P and S wave illustration. The yellow arrows point in the direction of wave propagation, and the blue arrows show the direction of material motion for P waves (top) and S waves (bottom). (Gary Hincks/sciencesource.com)
When an earthquake happens, it releases energy. That energy travels through the Earth as various kinds of waves, including P and S waves. P (primary) waves travel fast, and their direction of propagation is the same as the direction of material motion: you can imagine them as moving kind of like an earthworm, squishing together and then stretching out along the direction of motion. S (secondary) waves travel slower than P waves, and are more like the wave you see when you flick the end of a rope, with the material moving perpendicular to the direction of wave propagation. When energy from a distant earthquake makes its way up to the Earth’s surface, the wave propagation direction is usually close to vertical, so a seismometer recording energy from a distant quake mostly picks up P waves as vertical motion and S waves as horizontal motion.
S waves hitting an abrupt change in seismic velocity can convert to P waves (called Sp); likewise, P waves can convert to S waves (called Ps).
As those P and S waves travel through the Earth, they may well encounter a large, abrupt change in physical properties—a change in the composition of the mantle, say, or a change in melt content, or a mineral phase transition—and that change causes some wave energy to convert from P to S or S to P. Starting with a P wave on one side of a contrast, you’ll get a P wave and a weak S wave, which we call Ps, on the other side; an S wave incident on a contrast will give you an S and a weak P known as Sp. The initial wave and its converted partner then continue on their merry ways.
In the seismology olympics, P waves win all the races (sorry, S waves).
Since P waves travel faster than S waves, the initial and converted waves will reach us at our seismometer (aka our receiver) at different times.

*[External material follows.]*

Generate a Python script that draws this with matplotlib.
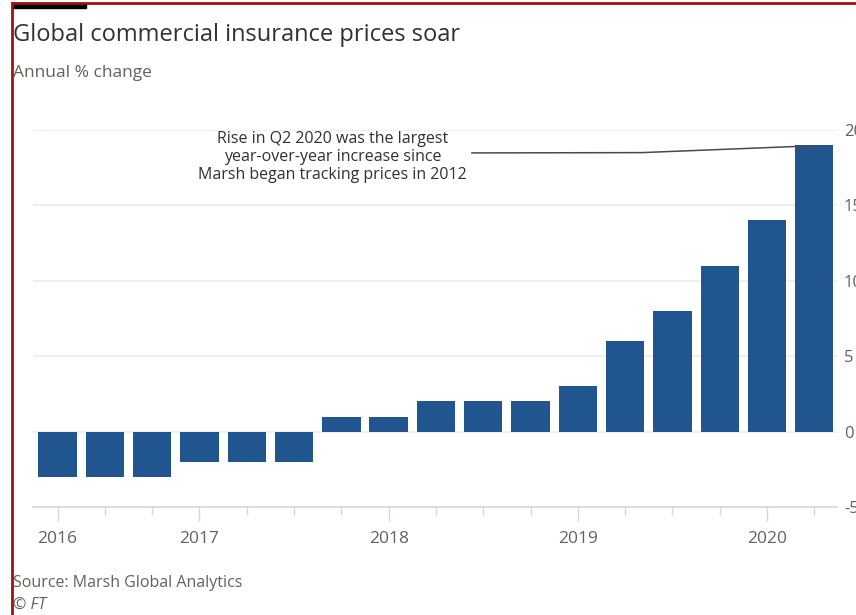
import matplotlib
matplotlib.use("Agg")
import matplotlib.pyplot as plt
from matplotlib.lines import Line2D
from matplotlib.patches import Rectangle

# Data
values = [-3, -3, -3, -2, -2, -2, 1, 1, 2, 2, 2, 3, 6, 8, 11, 14, 19]
year_labels = ["2016", "2017", "2018", "2019", "2020"]
year_positions = [0, 3, 7, 11, 15]
y_ticks = [-5, 0, 5, 10, 15, 20]

title = "Global commercial insurance prices soar"
subtitle = "Annual % change"
source = "Source: Marsh Global Analytics"
note = "Rise in Q2 2020 was the largest\nyear-over-year increase since\nMarsh began tracking prices in 2012"

W, H = 856, 615
fig = plt.figure(figsize=(W / 100, H / 100), dpi=100)
fig.patch.set_facecolor("white")
plt.rcParams['font.family'] = ['Open Sans', 'DejaVu Sans']

def fx(px):
    return px / W

def fy(py):
    return 1 - py / H

ax = fig.add_axes([fx(33), fy(507), fx(837) - fx(33), fy(130) - fy(507)])
x = list(range(len(values)))
ax.bar(x, values, width=0.81, color="#20558f", zorder=3)

ax.set_xlim(-0.52, 16.48)
ax.set_ylim(-5, 20)

for s in ["top", "left", "right"]:
    ax.spines[s].set_visible(False)
ax.spines["bottom"].set_color("#dcd6d2")
ax.spines["bottom"].set_linewidth(1.2)

ax.yaxis.tick_right()
ax.set_yticks(y_ticks)
ax.set_yticklabels([str(v) for v in y_ticks])
ax.tick_params(axis="y", length=0, pad=5, labelsize=12, labelcolor="#66605c")
ax.grid(axis="y", color="#f2ebe6", linewidth=1.2, zorder=0)

ax.set_xticks(x, minor=True)
ax.set_xticks(year_positions)
ax.set_xticklabels(year_labels)
ax.tick_params(axis="x", which="major", length=10, width=1, color="#dcd6d2",
               labelsize=12.5, labelcolor="#66605c", pad=7)
ax.tick_params(axis="x", which="minor", length=6, width=1, color="#dcd6d2")

# Annotation
ax.text(5.82, 18.2, note, ha="center", va="center", fontsize=11.5,
        color="#33302e", linespacing=1.15, zorder=5)
ax.plot([8.76, 12.35, 15.95], [18.48, 18.5, 18.95], color="#4d4845",
        linewidth=1.1, zorder=5, clip_on=False)

# Titles
fig.text(fx(13), fy(35), title, ha="left", va="center", fontsize=17,
         color="#33302e")
fig.text(fx(13), fy(73), subtitle, ha="left", va="center", fontsize=12.5,
         color="#66605c")
fig.text(fx(13), fy(583), source, ha="left", va="center", fontsize=11.5,
         color="#66605c")
fig.text(fx(13), fy(605), "© FT", ha="left", va="center", fontsize=11.5,
         color="#66605c", style="italic")

# Decorative frame and black bar
fig.add_artist(Line2D([fx(12), fx(12)], [0, fy(3)], color="#a50f0f", linewidth=2))
fig.add_artist(Line2D([fx(12), 1], [fy(3), fy(3)], color="#a50f0f", linewidth=2))
fig.add_artist(Rectangle((fx(13), fy(8)), fx(86) - fx(13), fy(4) - fy(8),
                         color="black", transform=fig.transFigure))

fig.savefig("out.png", dpi=100)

We can use the time difference between the direct P or S and its converted counterpart to estimate the depth at which the conversion happened, based on what we know about P and S wave velocities.
Receiver functions are how we measure that time difference. Converted waves are usually not very energetic, so they’re hard to see in seismic data. The receiver function method is a way of ferreting out those converted phases using a technique called deconvolution.
The top two traces are example records of P and S wave data, which can be used to calculate the receiver function shown at the bottom. With this perfect (noise-free) example data, converted waves show up easily. Figure modified from Shearer (2008).
Intuitively, you can think of deconvolution as a matching process. We know the shape of the initial wave, and we want to find its converted partner—for example, say we’re using an initial P wave to look for converted S waves. We take the P wave from the vertical motion measured by our seismometer, and compare its shape to the seismometer’s record of horizontal motion to try and find similar-looking bits of S waves. Say the P wave is about 10 seconds long: line it up with the first 10 seconds of the horizontal record. How similar do they look? If they look very similar, the receiver function value there is large and positive; if they look similar but with opposite sign, large and negative; or if they look very different, then the value is near zero. Now slide the P wave over a little in time and compare it to another 10 second section of the horizontal record. Keep sliding that P wave along the whole record, and voila! You’ve got your receiver function.
In a receiver function, converted phases should show up as positive or negative peaks. The sign depends on the kind of contrast that caused the conversion, and those conversions happened more or less directly below our seismometer. The method doesn’t always work: if the data are too noisy, for example, we may not be able to see anything at all. But if the data are good, all sorts of structure can show up.
Receiver functions can help us find the base of the continental lithosphere! The blue band with the white dashes running through it is interpreted as the lithosphere-asthenosphere boundary beneath the Northwest US. Figure from Hopper et al. 2014.
Receiver functions have been used to map out upper mantle structure in many places. These functions can help us image the 410 and 660 discontinuities, which are associated with mineral phase changes in the upper mantle; they can reveal the lower boundaries of tectonic plates; and they have illuminated a feature known as the mid-lithospheric discontinuity in some parts of the continents. In my research, I’m using receiver functions to try and image the bottom boundary of the Pacific plate using data from ocean-bottom seismometers.
In the end, the Wide Receiver Functions didn’t do very well in the fantasy football league—I think they came in last, or second to last, among the teams. I don’t really understand the game: they measure distances in yards, increment points in sevens, and when one player tackles another, they don’t even bifurcate into P and S players on the other side. And what’s getting converted in a 2-point conversion, anyway? But I know a lot more about seismology than I do about football, and hopefully my actual receiver function calculations will go better than the first and final season of the Wide Receiver Functions.